From the line with "Output the component" to the line with "axis | chart).", both included, repeat each line exactly and leave out the pictures.

╭─ Records for this task

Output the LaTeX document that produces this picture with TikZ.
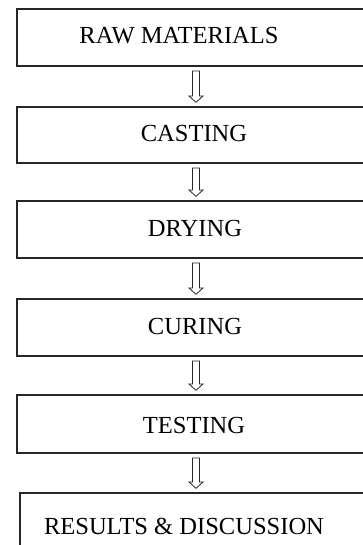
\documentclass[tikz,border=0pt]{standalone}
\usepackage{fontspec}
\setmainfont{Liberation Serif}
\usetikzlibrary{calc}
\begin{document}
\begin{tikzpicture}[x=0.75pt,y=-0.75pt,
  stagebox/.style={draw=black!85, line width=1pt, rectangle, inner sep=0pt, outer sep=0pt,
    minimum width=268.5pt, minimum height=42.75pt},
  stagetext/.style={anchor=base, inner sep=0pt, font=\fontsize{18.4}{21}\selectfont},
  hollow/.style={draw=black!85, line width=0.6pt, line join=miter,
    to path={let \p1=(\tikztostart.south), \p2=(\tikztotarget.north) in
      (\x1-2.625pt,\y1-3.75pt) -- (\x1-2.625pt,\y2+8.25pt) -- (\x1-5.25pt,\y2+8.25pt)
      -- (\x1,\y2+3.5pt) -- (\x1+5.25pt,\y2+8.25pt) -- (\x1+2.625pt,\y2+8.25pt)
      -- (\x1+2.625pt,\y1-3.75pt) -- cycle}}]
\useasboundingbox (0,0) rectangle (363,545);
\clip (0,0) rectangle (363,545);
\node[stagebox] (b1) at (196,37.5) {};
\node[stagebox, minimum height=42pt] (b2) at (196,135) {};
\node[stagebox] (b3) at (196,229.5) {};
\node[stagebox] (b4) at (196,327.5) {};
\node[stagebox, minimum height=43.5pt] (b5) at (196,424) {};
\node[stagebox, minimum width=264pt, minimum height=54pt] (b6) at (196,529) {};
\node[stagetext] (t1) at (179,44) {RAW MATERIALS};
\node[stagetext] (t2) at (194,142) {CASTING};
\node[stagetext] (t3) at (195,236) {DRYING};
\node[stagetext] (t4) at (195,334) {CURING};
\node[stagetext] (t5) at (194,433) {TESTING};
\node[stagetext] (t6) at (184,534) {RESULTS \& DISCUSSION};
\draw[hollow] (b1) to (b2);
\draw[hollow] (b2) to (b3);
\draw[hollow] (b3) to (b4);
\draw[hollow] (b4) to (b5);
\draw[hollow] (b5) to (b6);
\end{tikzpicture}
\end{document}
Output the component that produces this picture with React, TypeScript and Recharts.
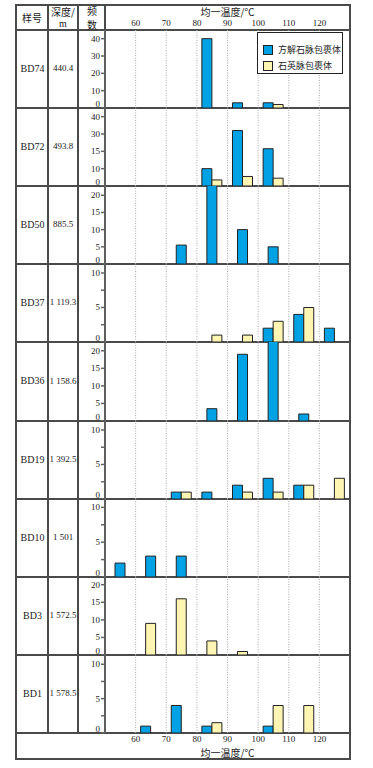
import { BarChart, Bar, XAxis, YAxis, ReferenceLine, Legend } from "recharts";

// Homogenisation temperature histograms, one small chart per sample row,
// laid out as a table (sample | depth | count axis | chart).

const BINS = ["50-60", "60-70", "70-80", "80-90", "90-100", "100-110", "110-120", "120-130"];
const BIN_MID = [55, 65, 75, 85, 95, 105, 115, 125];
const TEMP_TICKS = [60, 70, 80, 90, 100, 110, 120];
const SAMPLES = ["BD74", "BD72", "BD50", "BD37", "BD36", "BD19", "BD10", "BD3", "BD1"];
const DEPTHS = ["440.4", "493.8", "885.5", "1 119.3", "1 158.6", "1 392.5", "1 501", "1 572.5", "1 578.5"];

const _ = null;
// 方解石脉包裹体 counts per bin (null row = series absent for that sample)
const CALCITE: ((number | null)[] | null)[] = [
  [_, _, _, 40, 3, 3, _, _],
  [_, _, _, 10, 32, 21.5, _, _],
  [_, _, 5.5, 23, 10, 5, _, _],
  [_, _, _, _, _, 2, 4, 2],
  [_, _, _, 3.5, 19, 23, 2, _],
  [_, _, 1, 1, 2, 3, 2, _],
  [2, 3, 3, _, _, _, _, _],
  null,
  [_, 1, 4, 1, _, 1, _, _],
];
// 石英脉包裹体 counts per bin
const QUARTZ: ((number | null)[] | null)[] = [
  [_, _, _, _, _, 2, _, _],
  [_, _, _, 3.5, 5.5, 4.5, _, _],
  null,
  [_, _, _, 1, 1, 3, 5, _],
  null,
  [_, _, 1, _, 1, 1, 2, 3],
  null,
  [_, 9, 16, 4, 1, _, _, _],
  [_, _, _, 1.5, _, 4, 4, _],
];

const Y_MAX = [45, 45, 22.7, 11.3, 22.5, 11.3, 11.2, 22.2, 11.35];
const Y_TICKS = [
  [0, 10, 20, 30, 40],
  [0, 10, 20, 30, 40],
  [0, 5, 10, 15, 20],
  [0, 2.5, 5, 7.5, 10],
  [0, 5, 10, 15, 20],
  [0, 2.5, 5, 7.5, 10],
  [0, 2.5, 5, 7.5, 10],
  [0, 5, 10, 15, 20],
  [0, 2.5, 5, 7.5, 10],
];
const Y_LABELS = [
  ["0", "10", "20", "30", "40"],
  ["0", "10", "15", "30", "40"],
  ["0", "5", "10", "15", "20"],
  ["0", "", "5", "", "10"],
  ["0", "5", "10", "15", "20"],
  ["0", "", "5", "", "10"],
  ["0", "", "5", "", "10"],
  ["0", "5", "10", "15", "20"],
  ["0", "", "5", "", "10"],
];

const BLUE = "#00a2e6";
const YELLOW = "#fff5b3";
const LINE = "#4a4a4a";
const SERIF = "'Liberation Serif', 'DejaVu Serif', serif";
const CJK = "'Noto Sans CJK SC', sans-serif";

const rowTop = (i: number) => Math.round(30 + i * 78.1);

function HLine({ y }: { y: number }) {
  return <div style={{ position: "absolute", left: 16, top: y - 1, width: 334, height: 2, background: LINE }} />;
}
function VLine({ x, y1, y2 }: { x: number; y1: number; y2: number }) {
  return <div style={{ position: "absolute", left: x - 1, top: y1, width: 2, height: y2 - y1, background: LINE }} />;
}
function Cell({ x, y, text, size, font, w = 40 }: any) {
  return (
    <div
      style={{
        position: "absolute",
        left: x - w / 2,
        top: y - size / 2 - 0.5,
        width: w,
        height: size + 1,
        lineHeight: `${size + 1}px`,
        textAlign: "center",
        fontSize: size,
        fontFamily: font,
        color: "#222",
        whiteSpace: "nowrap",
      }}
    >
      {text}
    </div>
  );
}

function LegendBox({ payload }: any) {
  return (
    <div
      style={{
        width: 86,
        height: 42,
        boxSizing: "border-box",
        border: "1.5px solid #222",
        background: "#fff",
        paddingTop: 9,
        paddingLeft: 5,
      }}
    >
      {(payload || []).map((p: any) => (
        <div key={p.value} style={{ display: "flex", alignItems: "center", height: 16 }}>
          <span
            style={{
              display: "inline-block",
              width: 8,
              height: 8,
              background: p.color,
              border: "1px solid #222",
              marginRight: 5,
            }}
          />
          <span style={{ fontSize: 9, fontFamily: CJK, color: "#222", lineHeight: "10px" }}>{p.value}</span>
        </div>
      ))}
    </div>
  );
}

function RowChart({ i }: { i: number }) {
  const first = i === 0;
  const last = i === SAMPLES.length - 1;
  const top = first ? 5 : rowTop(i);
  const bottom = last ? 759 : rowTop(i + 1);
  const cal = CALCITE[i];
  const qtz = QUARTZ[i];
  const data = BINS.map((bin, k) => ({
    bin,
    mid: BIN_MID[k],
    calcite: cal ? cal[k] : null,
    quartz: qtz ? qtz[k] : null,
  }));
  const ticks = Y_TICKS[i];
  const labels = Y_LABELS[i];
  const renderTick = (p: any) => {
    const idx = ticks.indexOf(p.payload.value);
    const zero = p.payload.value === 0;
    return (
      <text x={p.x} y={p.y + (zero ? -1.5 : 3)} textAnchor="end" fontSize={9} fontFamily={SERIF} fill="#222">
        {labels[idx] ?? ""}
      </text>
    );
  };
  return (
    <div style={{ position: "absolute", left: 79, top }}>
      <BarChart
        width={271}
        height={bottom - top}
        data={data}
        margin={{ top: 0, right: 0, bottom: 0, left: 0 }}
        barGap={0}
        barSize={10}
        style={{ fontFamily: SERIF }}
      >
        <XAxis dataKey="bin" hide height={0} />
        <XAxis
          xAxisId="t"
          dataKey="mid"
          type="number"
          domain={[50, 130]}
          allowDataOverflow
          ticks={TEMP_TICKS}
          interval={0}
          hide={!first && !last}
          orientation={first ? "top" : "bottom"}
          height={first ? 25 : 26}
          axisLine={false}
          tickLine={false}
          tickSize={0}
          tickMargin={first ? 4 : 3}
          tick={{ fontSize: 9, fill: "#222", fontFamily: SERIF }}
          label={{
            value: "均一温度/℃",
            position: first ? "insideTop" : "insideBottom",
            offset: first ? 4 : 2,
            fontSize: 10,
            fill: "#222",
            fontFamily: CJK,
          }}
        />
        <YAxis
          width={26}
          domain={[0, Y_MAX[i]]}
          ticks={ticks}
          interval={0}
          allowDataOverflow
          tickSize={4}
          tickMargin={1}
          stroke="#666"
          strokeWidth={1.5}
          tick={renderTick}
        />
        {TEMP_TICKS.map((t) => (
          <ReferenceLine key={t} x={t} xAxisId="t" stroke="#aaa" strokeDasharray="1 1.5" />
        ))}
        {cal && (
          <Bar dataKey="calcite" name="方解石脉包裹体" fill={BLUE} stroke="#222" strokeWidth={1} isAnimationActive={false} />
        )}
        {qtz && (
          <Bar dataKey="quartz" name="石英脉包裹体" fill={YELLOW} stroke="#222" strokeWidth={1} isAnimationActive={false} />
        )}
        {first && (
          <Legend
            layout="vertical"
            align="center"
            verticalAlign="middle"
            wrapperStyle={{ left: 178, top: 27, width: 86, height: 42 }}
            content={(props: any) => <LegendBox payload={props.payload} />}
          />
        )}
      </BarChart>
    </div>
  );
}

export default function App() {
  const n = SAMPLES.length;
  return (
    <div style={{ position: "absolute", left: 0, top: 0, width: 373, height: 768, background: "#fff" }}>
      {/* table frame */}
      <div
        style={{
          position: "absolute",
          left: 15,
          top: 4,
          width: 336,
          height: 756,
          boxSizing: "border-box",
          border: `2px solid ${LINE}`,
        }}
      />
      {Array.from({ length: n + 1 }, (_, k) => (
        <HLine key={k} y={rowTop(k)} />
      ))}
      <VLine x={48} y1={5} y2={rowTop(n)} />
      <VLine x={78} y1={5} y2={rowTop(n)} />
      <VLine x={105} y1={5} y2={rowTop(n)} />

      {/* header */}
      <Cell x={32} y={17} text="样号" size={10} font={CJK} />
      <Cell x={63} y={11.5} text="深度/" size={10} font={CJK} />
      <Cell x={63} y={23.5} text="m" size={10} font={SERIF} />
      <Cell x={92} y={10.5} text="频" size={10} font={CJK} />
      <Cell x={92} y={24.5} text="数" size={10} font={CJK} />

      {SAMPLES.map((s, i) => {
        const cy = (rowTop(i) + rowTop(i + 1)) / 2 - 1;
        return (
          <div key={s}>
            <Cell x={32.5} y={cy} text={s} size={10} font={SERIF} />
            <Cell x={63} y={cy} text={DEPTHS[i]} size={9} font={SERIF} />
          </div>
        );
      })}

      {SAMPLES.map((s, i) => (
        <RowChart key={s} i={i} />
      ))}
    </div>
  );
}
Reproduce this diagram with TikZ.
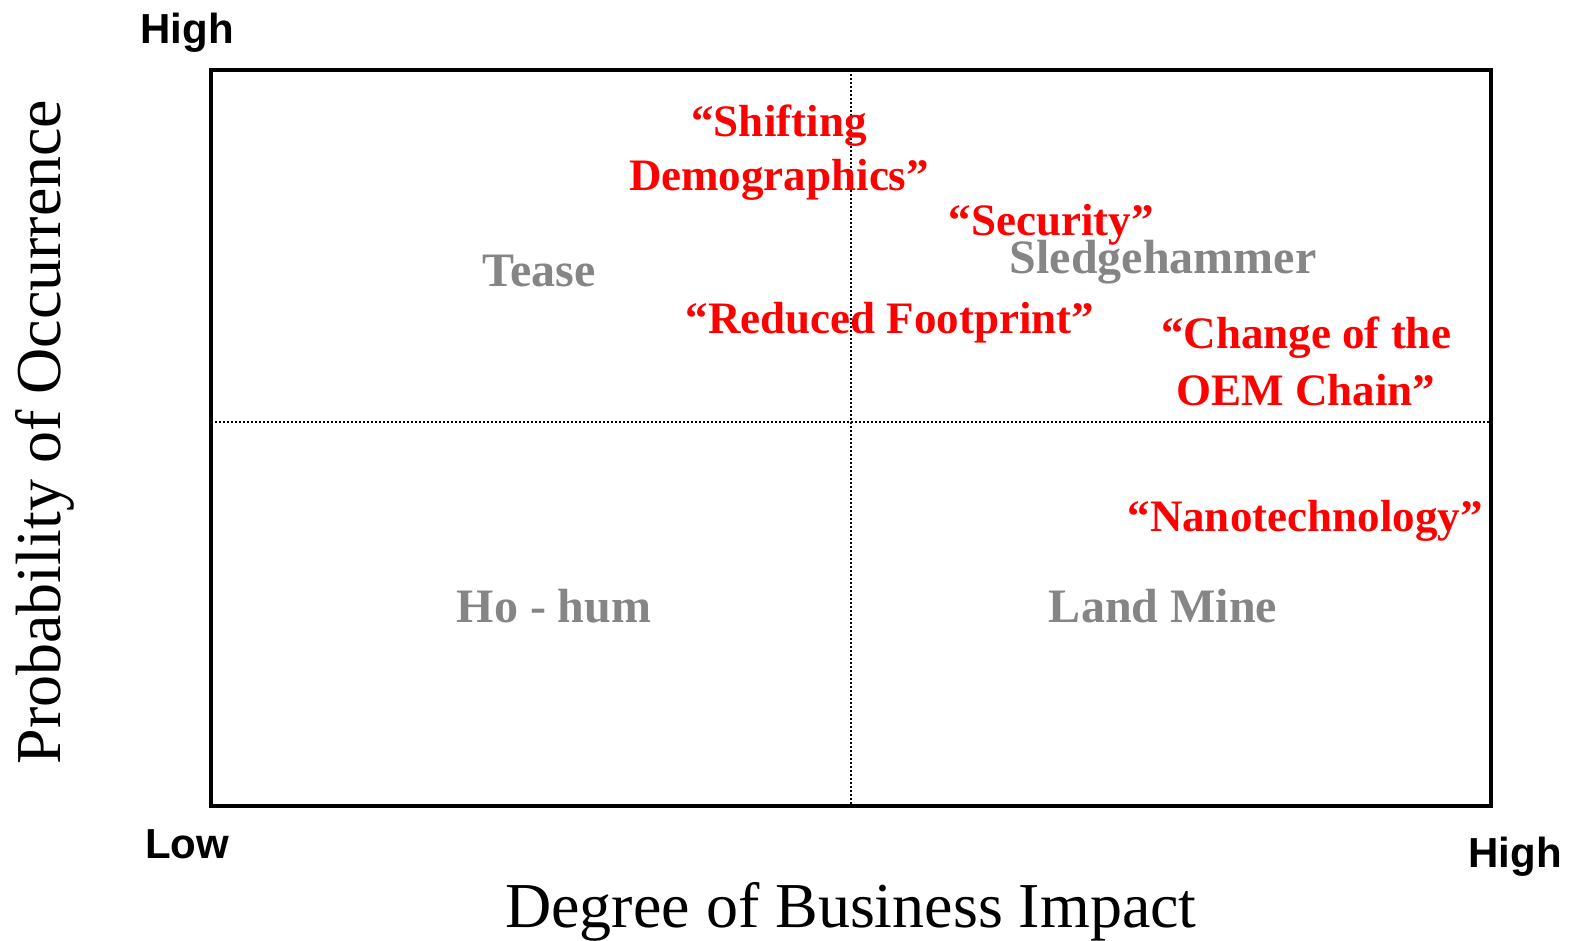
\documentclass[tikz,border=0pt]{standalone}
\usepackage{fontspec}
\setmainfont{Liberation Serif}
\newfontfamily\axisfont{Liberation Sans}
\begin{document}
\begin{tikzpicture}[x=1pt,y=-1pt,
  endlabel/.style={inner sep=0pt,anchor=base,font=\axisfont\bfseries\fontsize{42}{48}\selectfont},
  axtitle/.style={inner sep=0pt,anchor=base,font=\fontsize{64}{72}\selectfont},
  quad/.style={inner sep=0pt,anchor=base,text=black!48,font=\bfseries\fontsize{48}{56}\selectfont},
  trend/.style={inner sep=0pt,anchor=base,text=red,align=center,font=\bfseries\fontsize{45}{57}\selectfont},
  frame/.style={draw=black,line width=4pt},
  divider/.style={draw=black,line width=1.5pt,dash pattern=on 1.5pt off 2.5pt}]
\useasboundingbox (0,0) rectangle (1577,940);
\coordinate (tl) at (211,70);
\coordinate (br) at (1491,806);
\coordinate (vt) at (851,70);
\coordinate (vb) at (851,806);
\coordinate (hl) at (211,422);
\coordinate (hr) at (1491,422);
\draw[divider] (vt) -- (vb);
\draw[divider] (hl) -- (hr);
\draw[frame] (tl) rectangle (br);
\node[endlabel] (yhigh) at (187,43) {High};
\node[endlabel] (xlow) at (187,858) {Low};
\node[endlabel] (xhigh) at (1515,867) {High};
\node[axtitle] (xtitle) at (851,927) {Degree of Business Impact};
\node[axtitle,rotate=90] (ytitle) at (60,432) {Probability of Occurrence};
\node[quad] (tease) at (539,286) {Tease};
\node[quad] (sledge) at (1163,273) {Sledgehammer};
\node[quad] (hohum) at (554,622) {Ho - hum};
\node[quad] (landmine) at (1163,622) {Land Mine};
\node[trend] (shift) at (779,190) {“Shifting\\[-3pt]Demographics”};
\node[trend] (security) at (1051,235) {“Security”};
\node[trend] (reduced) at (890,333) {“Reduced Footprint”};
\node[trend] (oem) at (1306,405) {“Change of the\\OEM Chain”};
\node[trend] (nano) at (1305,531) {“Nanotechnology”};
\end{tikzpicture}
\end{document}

╰─

▶ Expected answer
Output the component that produces this picture with React, TypeScript and Recharts.
import { BarChart, Bar, XAxis, YAxis, ReferenceLine, Legend } from "recharts";

// Homogenisation temperature histograms, one small chart per sample row,
// laid out as a table (sample | depth | count axis | chart).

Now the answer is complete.